> _Information provided_
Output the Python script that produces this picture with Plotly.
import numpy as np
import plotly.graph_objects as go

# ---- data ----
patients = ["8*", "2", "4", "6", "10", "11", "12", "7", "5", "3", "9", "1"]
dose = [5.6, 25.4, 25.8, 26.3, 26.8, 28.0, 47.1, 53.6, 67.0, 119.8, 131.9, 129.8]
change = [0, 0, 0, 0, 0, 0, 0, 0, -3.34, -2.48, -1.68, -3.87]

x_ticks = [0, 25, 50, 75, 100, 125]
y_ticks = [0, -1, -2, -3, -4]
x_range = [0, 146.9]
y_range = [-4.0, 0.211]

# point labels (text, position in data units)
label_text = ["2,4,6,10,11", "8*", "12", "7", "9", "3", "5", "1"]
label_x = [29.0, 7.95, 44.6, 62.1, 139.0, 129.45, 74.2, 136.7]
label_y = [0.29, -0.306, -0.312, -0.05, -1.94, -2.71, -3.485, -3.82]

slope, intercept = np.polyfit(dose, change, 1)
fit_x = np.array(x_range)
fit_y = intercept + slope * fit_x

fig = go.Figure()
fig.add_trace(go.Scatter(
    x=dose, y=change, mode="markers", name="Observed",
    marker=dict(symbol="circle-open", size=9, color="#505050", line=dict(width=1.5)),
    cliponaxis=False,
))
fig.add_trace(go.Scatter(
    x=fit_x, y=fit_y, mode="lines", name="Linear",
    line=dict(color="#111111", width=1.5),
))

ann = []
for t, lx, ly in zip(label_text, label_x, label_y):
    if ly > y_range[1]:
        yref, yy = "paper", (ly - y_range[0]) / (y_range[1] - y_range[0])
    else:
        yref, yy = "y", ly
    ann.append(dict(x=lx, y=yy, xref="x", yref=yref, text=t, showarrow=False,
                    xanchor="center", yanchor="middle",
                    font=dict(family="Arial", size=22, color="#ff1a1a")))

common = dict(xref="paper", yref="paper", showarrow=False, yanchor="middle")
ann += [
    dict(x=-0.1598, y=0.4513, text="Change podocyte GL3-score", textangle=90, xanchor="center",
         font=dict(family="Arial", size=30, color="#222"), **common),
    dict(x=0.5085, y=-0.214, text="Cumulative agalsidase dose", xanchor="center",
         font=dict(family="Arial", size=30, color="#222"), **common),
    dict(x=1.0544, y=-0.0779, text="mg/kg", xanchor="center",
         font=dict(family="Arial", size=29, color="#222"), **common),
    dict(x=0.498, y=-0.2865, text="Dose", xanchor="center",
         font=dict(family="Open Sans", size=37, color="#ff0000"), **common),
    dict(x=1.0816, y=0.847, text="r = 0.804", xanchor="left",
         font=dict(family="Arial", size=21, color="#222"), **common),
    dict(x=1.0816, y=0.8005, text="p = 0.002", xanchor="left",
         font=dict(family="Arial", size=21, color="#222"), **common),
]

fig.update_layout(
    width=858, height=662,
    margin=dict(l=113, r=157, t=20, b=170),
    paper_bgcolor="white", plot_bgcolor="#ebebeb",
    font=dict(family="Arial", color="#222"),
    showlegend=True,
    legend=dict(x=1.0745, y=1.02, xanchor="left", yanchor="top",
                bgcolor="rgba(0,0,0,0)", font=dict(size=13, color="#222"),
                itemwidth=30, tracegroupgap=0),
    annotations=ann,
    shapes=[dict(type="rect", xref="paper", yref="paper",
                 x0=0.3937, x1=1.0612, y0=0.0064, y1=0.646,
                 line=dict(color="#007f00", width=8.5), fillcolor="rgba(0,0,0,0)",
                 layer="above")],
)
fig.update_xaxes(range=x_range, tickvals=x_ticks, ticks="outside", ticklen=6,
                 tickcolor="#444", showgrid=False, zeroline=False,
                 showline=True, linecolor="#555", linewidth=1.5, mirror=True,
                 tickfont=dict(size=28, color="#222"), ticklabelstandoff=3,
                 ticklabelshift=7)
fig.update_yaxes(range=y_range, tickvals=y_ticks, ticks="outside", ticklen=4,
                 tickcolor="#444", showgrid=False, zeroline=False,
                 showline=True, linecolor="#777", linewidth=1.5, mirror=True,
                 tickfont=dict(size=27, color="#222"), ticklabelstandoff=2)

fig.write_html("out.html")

> _The task_
Can you write out the lines above, from the first one through the one containing "fit_y = intercept + slope * fit_x", exactly as they appear and nothing more?

> _Answer to the problem_
Output the Python script that produces this picture with Plotly.
import numpy as np
import plotly.graph_objects as go

# ---- data ----
patients = ["8*", "2", "4", "6", "10", "11", "12", "7", "5", "3", "9", "1"]
dose = [5.6, 25.4, 25.8, 26.3, 26.8, 28.0, 47.1, 53.6, 67.0, 119.8, 131.9, 129.8]
change = [0, 0, 0, 0, 0, 0, 0, 0, -3.34, -2.48, -1.68, -3.87]

x_ticks = [0, 25, 50, 75, 100, 125]
y_ticks = [0, -1, -2, -3, -4]
x_range = [0, 146.9]
y_range = [-4.0, 0.211]

# point labels (text, position in data units)
label_text = ["2,4,6,10,11", "8*", "12", "7", "9", "3", "5", "1"]
label_x = [29.0, 7.95, 44.6, 62.1, 139.0, 129.45, 74.2, 136.7]
label_y = [0.29, -0.306, -0.312, -0.05, -1.94, -2.71, -3.485, -3.82]

slope, intercept = np.polyfit(dose, change, 1)
fit_x = np.array(x_range)
fit_y = intercept + slope * fit_x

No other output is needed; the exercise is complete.